Photographer Micol Sabbadini gets intimate access to Italy’s most palatial palazzos for her new show at Villa Necchi

Photographer Micol Sabbadini gets intimate access to Italy’s most palatial palazzos for her new show at Villa Necchi

Contemporary artist Micol Sabbadini has taken a close-up view of some of Italy’s most treasured palazzos. In an exhibition that debuted last night in Milan’s stately Villa Necchi Campiglio House Museum, Sabbadini has presented 29 photographic works shot at properties restored and conserved by the Fondazione Ambiente Italiana (FAI), Italy’s nonprofit answer to the National Trust.

Entitled ’Scatti d’Artista’, Sabbadini’s FAI series is more artistic than touristic in flavour and offers hidden details or unusual corners in properties dating from the 12th to the early 20th century. Of the 41 properties that FAI owns and manages throughout Italy, Sabbadini selected nine and spent a year photographing them.  

’I picked the ones that still had the owners’ objects in them,’ says the 31-year-old Milan-based artist. ’I didn’t want the images turning out like postcards. I wanted a sense of realism.’

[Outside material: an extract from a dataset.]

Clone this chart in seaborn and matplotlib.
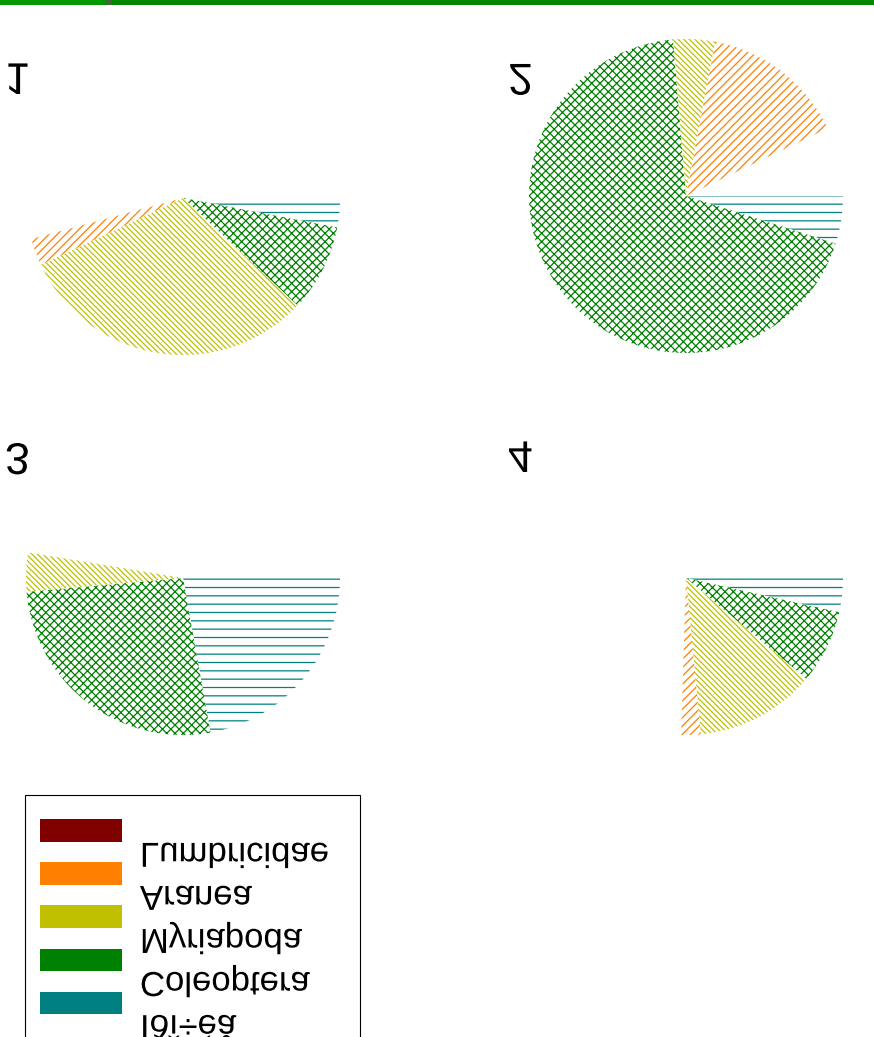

Though she shot fresco-covered baroque palazzos (such as the 18th-century Villa della Porta Bozzolo), the medieval Castello di Masino and the contemporary art-laden Villa Panza (filled with contemporary art and lights by Dan Flavin), her favourite home was the more modestly sized Villa Fogazzaro Roi, near Lake Lugano. ’That house is magic,’ she says. ’You walk in and you feel like you’re in a fairy tale. Plus, I’d never seen it before.’

Instead of sweeping pull-back shots, Sabbadini closed in on the 18th-century home’s rich wallpapers. While that property is largely unknown, the tactic also worked for FAI’s more famous sites – such as Genova’s Antica Barberia Giacalone  and Villa Necchi, which has had ample exposure, thanks to the Tilda Swinton film I Am Love and Tod’s seasonal fashion presentations. In Genova, Sabbadini shot a detail of the 1920s stained-glass walls, while at Necchi she zeroed in on the precious objects found on the bathroom vanity and living-room shelf.

Each photograph is an edition of seven. Three will remain in the hands of the FAI, to be sold to raise funds; the remaining four will be available for sale through Glauco Cavaciuti Arte, Sabbadini’s gallerist in Milan.